Here at PDC Microsoft has been conspicuously quiet about Silverlight, other than in the context of Windows Phone 7 development. IE9 man Dean Hachamovitch remarked that “accelerating only pieces of the browser holds back the web”, and last night Microsoft watcher Mary-Jo Foley got Server and Tools president Bob Muglia to admit that “our strategy has shifted” away from Silverlight and towards HTML 5 as the cross-platform client runtime, noting that this was a route to running on Apple’s mobile devices.

The Silverlight cross-platform dream is over, it seems, but let me add that Silverlight, like Microsoft itself, is not dead yet. Microsoft is proud of its virtual PDC streaming application, which is built in Silverlight. The new portal for Windows Azure development and management is Silverlight. The forthcoming Visual Studio Lightswitch generates Silverlight apps. And to repeat, Silverlight is the development platform for Windows Phone 7, about which we have heard a lot at PDC.

Let’s not forget that IE9 is still a preview, and HTML 5 is not a realistic cross-platform application runtime yet, if you need broad reach.

Muglia’s remarks, along with others here at PDC, are still significant. They suggest that Microsoft’s investment in Silverlight is now slowing.
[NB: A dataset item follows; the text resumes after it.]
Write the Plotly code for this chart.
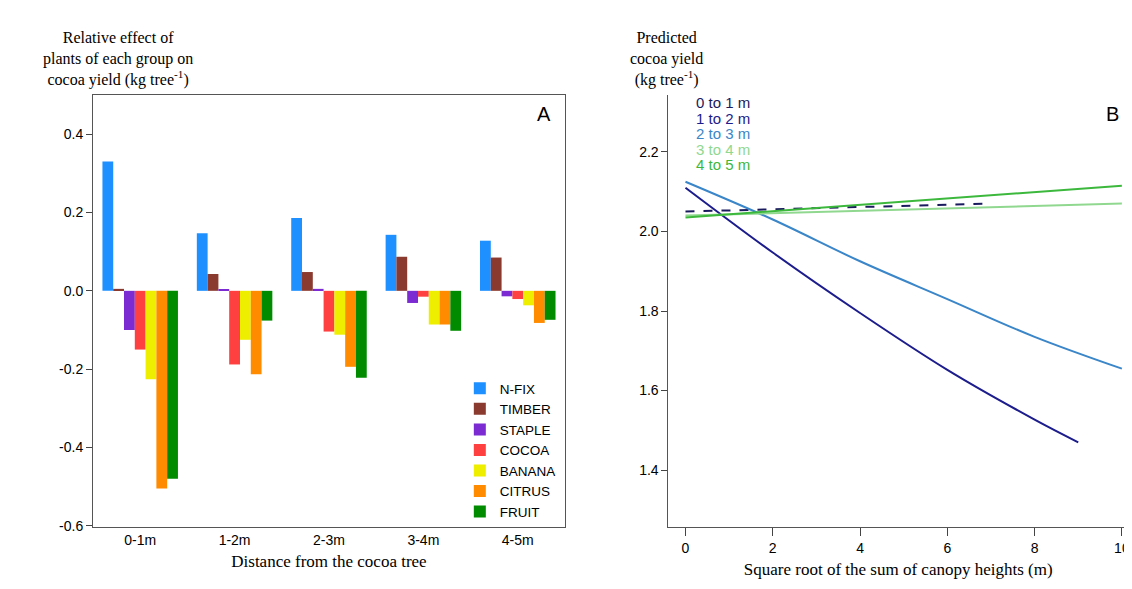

Further, if Microsoft itself is downplaying Silverlight’s role, it will tend to push developers towards Adobe Flash. Alternatively, if developers do migrate towards HTML 5, they will not necessarily focus on IE9. Browsers like Google Chrome are available now, and will probably stay ahead of IE in respect of HTML 5 support.

I hope these latest reports will trigger further clarification of Microsoft’s plans for Silverlight. I’d also guess that if Windows Phone 7 is a big success, then Silverlight on the Web will also get a boost – though judging from the early days in the UK, the new phone is making a quiet start.

Finally, if Microsoft is really betting on HTML 5, expect news on tools and libraries to support this new enthusiasm – maybe at the Mix conference scheduled for April 2011.